Once the CNAME record has propagated, you should be able to navigate to https://$FQDN in your browser and see a valid HTTPS connection has been established. Once that's been confirmed, you can delete the Linode you created to generate the SSL certificate if no longer needed.

Thanks for the help. I made it through this and got this error (after saving the cert details) in the object storage ssl settings …

"Certificate is not valid for the bucket name. Verify the bucket name is covered by the SANs and/or CN."

I don't understand this part of the help page .. "This certificate must share a common name, SAN, or wildcard SAN which is capable of matching the FQDN of the bucket that will be created in a later step."'

I've verified that my bucket name is the same as the domain for the cert, but haven't done anything related to wildcards or SAN.
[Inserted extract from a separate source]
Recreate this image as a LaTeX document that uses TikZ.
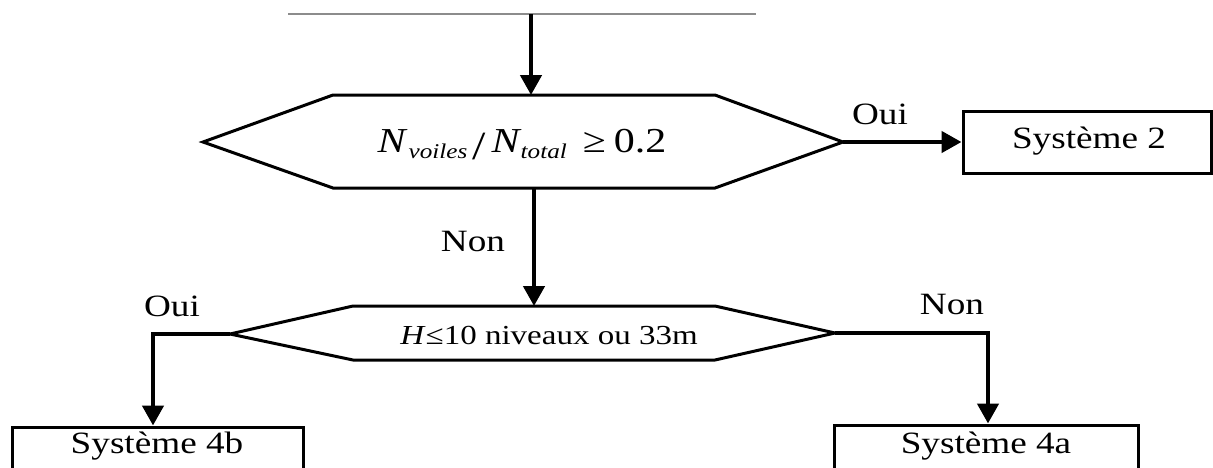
\documentclass[tikz,border=0pt]{standalone}
\usepackage{fontspec}
\setmainfont{Liberation Serif}[FakeStretch=1.2]
\usetikzlibrary{arrows.meta}
\begin{document}
\begin{tikzpicture}[x=1pt,y=-1pt,
  outline/.style={line width=3pt, line join=miter},
  arr/.style={line width=4.5pt, line join=miter, -{Triangle[length=20pt,width=21pt]}},
  lbl/.style={font=\fontsize{31}{35}\selectfont, inner sep=0pt, anchor=base},
  box/.style={draw, line width=3pt, inner sep=0pt},
  topline/.style={line width=1.5pt, black!45}]
\useasboundingbox (0,0) rectangle (1213,467);
\clip (0,0) rectangle (1213,467);
% top line
\coordinate (tl) at (288,14);
\coordinate (tr) at (756,14);
\coordinate (in) at (531,14);
\draw[topline] (tl) -- (tr);
% hexagon 1
\coordinate (h1L) at (203,142);
\coordinate (h1TL) at (333,95);
\coordinate (h1TR) at (715,95);
\coordinate (h1R) at (843,142);
\coordinate (h1BR) at (715,188);
\coordinate (h1BL) at (333,188);
\coordinate (h1T) at (531,95);
\coordinate (h1B) at (534,188);
\draw[outline] (h1L) -- (h1TL) -- (h1TR) -- (h1R) -- (h1BR) -- (h1BL) -- cycle;
\node[anchor=base, inner sep=0pt] (f1) at (522,152) {\fontsize{35}{38}\selectfont\itshape N\hspace{3pt}\raisebox{-6pt}{\fontsize{21}{24}\selectfont voiles}\hspace{5pt}\upshape\raisebox{-7pt}{\fontsize{40}{42}\selectfont /}\hspace{6pt}\itshape N\hspace{1pt}\raisebox{-6pt}{\fontsize{21}{24}\selectfont total}\hspace{16pt}\upshape ≥\hspace{8pt}0.2};
% hexagon 2
\coordinate (h2L) at (230,334);
\coordinate (h2TL) at (353,306);
\coordinate (h2TR) at (715,306);
\coordinate (h2R) at (835,333);
\coordinate (h2BR) at (715,360);
\coordinate (h2BL) at (353,360);
\coordinate (h2T) at (534,306);
\draw[outline] (h2L) -- (h2TL) -- (h2TR) -- (h2R) -- (h2BR) -- (h2BL) -- cycle;
\node[anchor=base, inner sep=0pt, font=\fontsize{27.5}{31}\selectfont] (f2) at (549,344) {\textit{H}≤10 niveaux ou 33m};
% boxes
\node[box, minimum width=248pt, minimum height=62pt] (s2) at (1087,142) {};
\node[lbl] (t2) at (1089,148) {Système 2};
\node[box, minimum width=291pt, minimum height=56pt] (b4b) at (157.5,455) {};
\node[lbl] (t4b) at (157,453) {Système 4b};
\node[box, minimum width=304pt, minimum height=56pt] (b4a) at (986,453) {};
\node[lbl] (t4a) at (986,453) {Système 4a};
% connectors
\coordinate (c4b) at (153,334);
\coordinate (c4a) at (988,333);
\draw[arr] (in) -- (h1T);
\draw[arr] (h1R) -- (s2.west);
\draw[arr] (h1B) -- (h2T);
\draw[arr] (h2L) -- (c4b) -- (c4b |- b4b.north);
\draw[arr] (h2R) -- (c4a) -- (c4a |- b4a.north);
% labels
\node[lbl] (oui1) at (880,124) {Oui};
\node[lbl] (non1) at (473,251) {Non};
\node[lbl] (oui2) at (172,316) {Oui};
\node[lbl] (non2) at (952,314) {Non};
\end{tikzpicture}
\end{document}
Can someone please explain this and what's required to get the FQDN or wildcards to work?


I think there is a typo in your point no 2. to copy the private key.
Shouldn't it be sudo cat /etc/letsencrypt/live/$FQDN/privkey.pem instead?

To make this process easier, I wrote a tool that automatically requests a Let's Encrypt certificate and configures a bucket using the Linode API:

Note: Let's Encrypt certificates are only valid for 90 days and you will need to renew them regularly.

@dcoles, there is no instruction how to install your tool, and what does this mean
The bucket name and DNS name must be identical.